究極の“感動体験”をアウトドアで!ということで新施設開業の舞台裏にも密着しています。自ら主体となって施設の開発と運営を始めた「刀」。今年5月、神戸の六甲山に「ネイチャーライブ六甲」というグランピング施設をオープンしています。10年前まで50軒もなかったグランピング施設ですが、アウトドアブームやコロナ禍をきっかけに急増。去年だけで200軒以上が開業していて、市場規模は1000億円を超えるといわれています。そもそもグランピングは、アウトドア気分を味わいながらリッチな宿泊体験もできる施設。しかし、料理など全て用意されている場合が多く「本物のアウトドア体験」ができる施設は多くありません。そこで刀が考えたのが、用意されてはいるものの「あたかも自分で成し遂げた」という感覚が味わえる施設。中でも力を入れるのが「食体験」。骨付きの分厚いステーキ肉を客自身が焼き上げる、というのが目玉の体験。

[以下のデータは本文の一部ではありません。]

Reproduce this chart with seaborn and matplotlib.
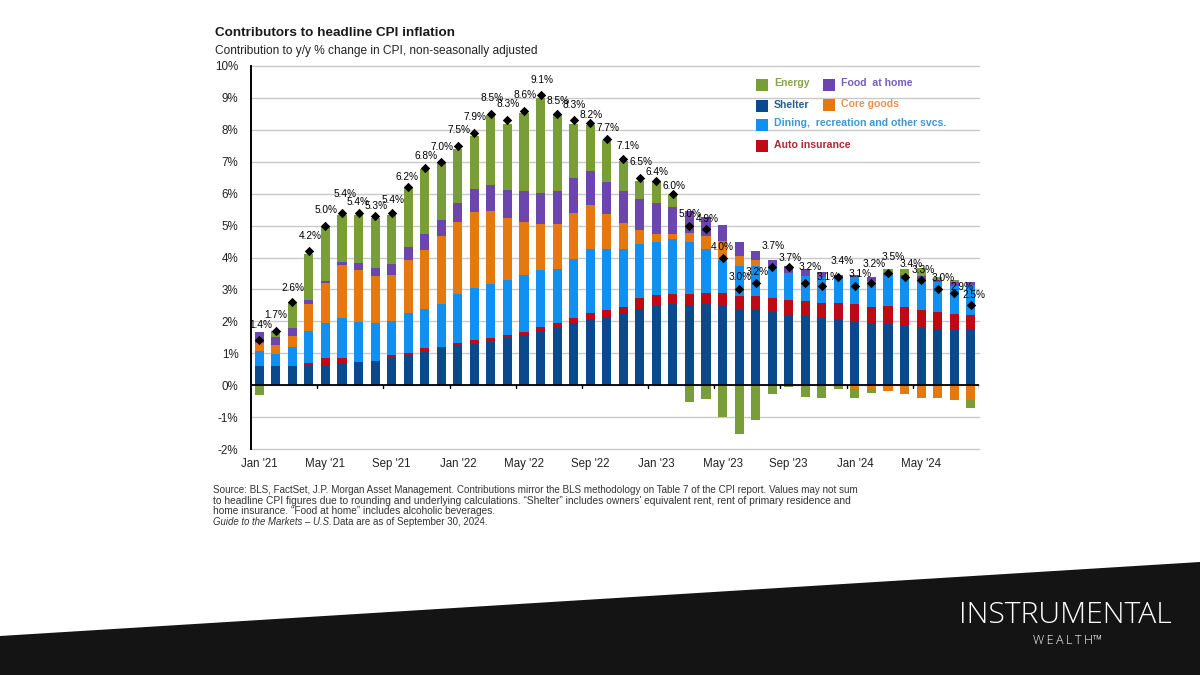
import numpy as np
import matplotlib
matplotlib.use('Agg')
import matplotlib.pyplot as plt
from matplotlib.patches import Polygon, Rectangle
import seaborn as sns

# months, Jan '21 - Aug '24
month_names = ['Jan', 'Feb', 'Mar', 'Apr', 'May', 'Jun', 'Jul', 'Aug', 'Sep', 'Oct', 'Nov', 'Dec']
months = [f"{month_names[i % 12]} '{21 + i // 12}" for i in range(44)]

shelter = [.60, .60, .60, .60, .64, .68, .73, .77, .84, .92, 1.04, 1.15,
           1.25, 1.30, 1.35, 1.47, 1.57, 1.70, 1.80, 1.96, 2.07, 2.15, 2.25, 2.40,
           2.48, 2.53, 2.52, 2.53, 2.51, 2.39, 2.36, 2.30, 2.21, 2.17, 2.11, 2.08,
           2.02, 1.95, 1.91, 1.86, 1.83, 1.75, 1.72, 1.75]
auto = [0, 0, 0, .11, .22, .18, 0, 0, .11, .10, .11, .06,
        .08, .13, .13, .09, .11, .11, .15, .15, .19, .21, .20, .33,
        .34, .33, .34, .36, .38, .39, .42, .44, .47, .47, .47, .50,
        .51, .51, .58, .60, .53, .54, .51, .45]
dining = [.47, .39, .61, .98, 1.09, 1.25, 1.26, 1.18, 1.06, 1.24, 1.25, 1.34,
          1.52, 1.61, 1.68, 1.74, 1.77, 1.79, 1.69, 1.84, 2.02, 1.92, 1.83, 1.70,
          1.67, 1.72, 1.62, 1.38, 1.04, .94, .94, .98, .83, .79, .80, .80,
          .85, .81, .94, .92, .91, .93, .88, .95]
core = [.26, .26, .32, .86, 1.25, 1.65, 1.61, 1.47, 1.44, 1.65, 1.85, 2.11,
        2.26, 2.40, 2.29, 1.93, 1.65, 1.46, 1.40, 1.45, 1.38, 1.08, .81, .43,
        .24, .15, .28, .39, .58, .33, .20, 0, 0, 0, 0, 0,
        -.13, -.13, -.19, -.29, -.41, -.41, -.45, -.45]
food = [.35, .27, .27, .11, .07, .10, .23, .24, .36, .43, .50, .52,
        .59, .70, .81, .87, .97, .96, 1.03, 1.08, 1.04, 1.00, .98, .97,
        .97, .86, .70, .60, .50, .43, .29, .21, .23, .21, .17, .08,
        .08, .11, .07, .08, .14, .09, .11, .09]
energy = [-.30, .18, .81, 1.44, 1.68, 1.48, 1.49, 1.58, 1.51, 1.84, 2.02, 1.82,
          1.71, 1.68, 2.21, 2.09, 2.45, 2.97, 2.38, 1.71, 1.44, 1.33, .96, .58,
          .69, .40, -.52, -.42, -1.01, -1.52, -1.08, -.29, -.06, -.38, -.41, -.13,
          -.28, -.12, .14, .18, .26, .08, .07, -.28]
headline = [1.4, 1.7, 2.6, 4.2, 5.0, 5.4, 5.4, 5.3, 5.4, 6.2, 6.8, 7.0,
            7.5, 7.9, 8.5, 8.3, 8.6, 9.1, 8.5, 8.3, 8.2, 7.7, 7.1, 6.5,
            6.4, 6.0, 5.0, 4.9, 4.0, 3.0, 3.2, 3.7, 3.7, 3.2, 3.1, 3.4,
            3.1, 3.2, 3.5, 3.4, 3.3, 3.0, 2.9, 2.5]

series = [('Shelter', shelter, '#0A4A8C', '#0D4A8A'),
          ('Auto insurance', auto, '#BE0A14', '#A5121F'),
          ('Dining,  recreation and other svcs.', dining, '#1090F0', '#2A8CCC'),
          ('Core goods', core, '#E5780F', '#E0883E'),
          ('Food  at home', food, '#6C45AE', '#6A4CB0'),
          ('Energy', energy, '#7A9E37', '#7A9A3C')]

# pixel nudges of the % labels from their markers
label_dx = [1, 0, 1, 1, 1, 3, 0, 1, 1, -1, 1, 1, 1, 1, 1, 1, 1, 1, 1, 0, 1, 1, 5, 1,
            1, 1, 1, 1, 0, 1, 1, 1, 1, 5, 6, 4, 5, 3, 5, 7, 2, 5, 8, 3]
label_dy = [15, 16, 14, 15, 16, 19, 11, 10, 13, 10, 12, 15, 16, 16, 16, 16, 16, 15,
            13, 15, 8, 11, 13, 16, 9, 8, 12, 10, 11, 12, 11, 21, 9, 16, 9, 16, 12,
            19, 16, 13, 10, 11, 6, 10]

W, H = 1200, 675
sns.set_theme(style='white')
plt.rcParams['font.family'] = ['Liberation Sans', 'DejaVu Sans']

fig = plt.figure(figsize=(W / 100, H / 100), dpi=100, facecolor='white')
ax = fig.add_axes([251 / W, 1 - 449 / H, 728 / W, 383 / H])
ax.set_zorder(2)
ax.patch.set_alpha(0)


def px(x, y):
    return x / W, 1 - y / H


pos_bottom = np.zeros(len(months))
neg_bottom = np.zeros(len(months))
for name, vals, color, _ in series:
    vals = np.array(vals, dtype=float)
    bottom = np.where(vals >= 0, pos_bottom, neg_bottom)
    sns.barplot(x=months, y=vals, bottom=bottom, color=color, saturation=1,
                width=0.55, errorbar=None, linewidth=0, ax=ax, zorder=3)
    pos_bottom += np.clip(vals, 0, None)
    neg_bottom += np.clip(vals, None, 0)

positions = np.arange(len(months))
sns.scatterplot(x=positions, y=headline, marker='D', color='black', s=23,
                linewidth=0, ax=ax, zorder=4, legend=False)
for i, v in enumerate(headline):
    ax.annotate(f'{v:.1f}%', (i, v), xytext=(label_dx[i], label_dy[i]),
                textcoords='offset pixels', ha='center', va='center',
                fontsize=7.3, color='black', zorder=5)

ax.set_xlim(-0.5, len(months) - 0.5)
ax.set_ylim(-2, 10)
ax.set_yticks(range(-2, 11))
ax.set_yticklabels([f'{v}%' for v in range(-2, 11)], fontsize=8.4, color='#222222')
ax.yaxis.grid(True, color='#c9c9c9', linewidth=1)
for gl in ax.get_ygridlines():
    gl.set_clip_on(False)
ax.set_axisbelow(True)
ax.tick_params(axis='y', length=0, pad=9)

# month labels sit under the bars, the tick marks between them
ax.set_xticks(positions[3:][::4] + 0.5)
ax.set_xticklabels([])
ax.tick_params(axis='x', length=0)
for t in ax.get_xticks():
    ax.plot([t, t], [0, -0.1], color='black', lw=1, zorder=5)
for i in range(0, len(months), 4):
    ax.text(i, -2.47, months[i], ha='center', va='center', fontsize=8.3, color='#222222')

for side in ['top', 'right', 'bottom']:
    ax.spines[side].set_visible(False)
ax.spines['left'].set_color('black')
ax.spines['left'].set_linewidth(1.4)
ax.axhline(0, color='black', lw=1.3, zorder=4)

fig.text(*px(215, 33), 'Contributors to headline CPI inflation', fontsize=9.7,
         fontweight='bold', color='#1a1a1a', va='center')
fig.text(*px(215, 51), 'Contribution to y/y % change in CPI, non-seasonally adjusted',
         fontsize=8.6, color='#222222', va='center')

# legend, placed by hand like the original
legend_spots = {'Energy': (756, 85, 774, 83), 'Food  at home': (823, 85, 841, 83),
                'Shelter': (756, 106, 774, 105), 'Core goods': (823, 105, 841, 104),
                'Dining,  recreation and other svcs.': (756, 125, 774, 123),
                'Auto insurance': (756, 146, 774, 145)}
for name, _, color, text_color in series:
    sx, sy, tx, ty = legend_spots[name]
    fx, fy = px(sx, sy + 6)
    fig.patches.append(Rectangle((fx, fy), 12 / W, 12 / H, transform=fig.transFigure,
                                 facecolor=color, edgecolor='none', zorder=6))
    fig.text(*px(tx, ty), name, fontsize=7.6, fontweight='bold', color=text_color,
             va='center', alpha=0.9, zorder=6)

footer = ['Source: BLS, FactSet, J.P. Morgan Asset Management. Contributions mirror the BLS methodology on Table 7 of the CPI report. Values may not sum',
          'to headline CPI figures due to rounding and underlying calculations. “Shelter” includes owners’ equivalent rent, rent of primary residence and',
          'home insurance. “Food at home” includes alcoholic beverages.']
for y, line, size in zip([490, 500.5, 511], footer, [7.15, 7.42, 7.25]):
    fig.text(*px(213, y), line, fontsize=size, color='#333333', va='center')
fig.text(*px(213, 522), 'Guide to the Markets – U.S.', fontsize=6.9, style='italic',
         color='#333333', va='center')
fig.text(*px(333, 522), 'Data are as of September 30, 2024.', fontsize=7.05,
         color='#333333', va='center')

# dark band and logo
band = Polygon([px(0, 636), px(1200, 562), px(1200, 675), px(0, 675)], closed=True,
               transform=fig.transFigure, facecolor='#141414', edgecolor='none', zorder=1)
fig.patches.append(band)
fig.text(*px(1065.5, 615), 'INSTRUMENTAL', fontsize=21.8, family=['Open Sans', 'DejaVu Sans'],
         fontweight='light', color='white', ha='center', va='center', zorder=3)
fig.text(*px(1068, 640), 'W\u2009E\u2009A\u2009L\u2009T\u2009H\u2122', fontsize=9,
         family=['Open Sans', 'DejaVu Sans'], fontweight='light', color='white',
         ha='center', va='center', zorder=3)

fig.savefig('out.png', dpi=100)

しかしプロでも焼くのが難しい厚切り肉を完全に任せては失敗してしまうため、客一組につき一人「グランピングアテンダント」というスタッフが付いて確実に成功するよう導いていきます。客に「自分自身で作り上げた」という“錯覚”を起こしてもらおうという狙いです。
こうした体験づくりを任されたのが濵武広士さん。開業まで1カ月、関係者を招いた試泊が始まります。ところがアンケートを見てみると、子供たちが喜ぶためか家族連れの満足度は高い一方で、大人だけで来る客の中に「食事を作ることが面倒」「体験になっていない」といった意見が多く見られたのです。さっそく大人の2人組で検証することにした濵武さん。打開策を見つけ、“本能を揺さぶる”体験を客に味わってもらうことができたようです。
沖縄テーマパーク計画始動!地方に人を呼ぶ“秘策”・・・刀のトップ、森岡さんが特に力を入れるのが、衰退する地方で体験価値を創造すること。東京や大阪など都心部への一極集中が進み、地方経済が低迷している状況に大きな危機感を募らせているのです。そんな中、刀史上最大のプロジェクトが始動しました。700億円をかけて沖縄の森の中にあるゴルフ場を改装し、大自然を活かしたテーマパークにするというのです。建設場所は沖縄北部の名護市と今帰仁村をまたぐエリア。那覇市のある南部は観光開発が進んでいますが、北部はほとんど手付かずの状態。隣接する本部町には人気の「美ら海水族館」があるそうですが、観光客のほとんどは名護と今帰仁を素通りしてしまうのが現状なんだとか。開業予定は2025年、自治体や地元企業も大きな期待を寄せる新テーマパークの構想は今後が見てのお楽しみですね。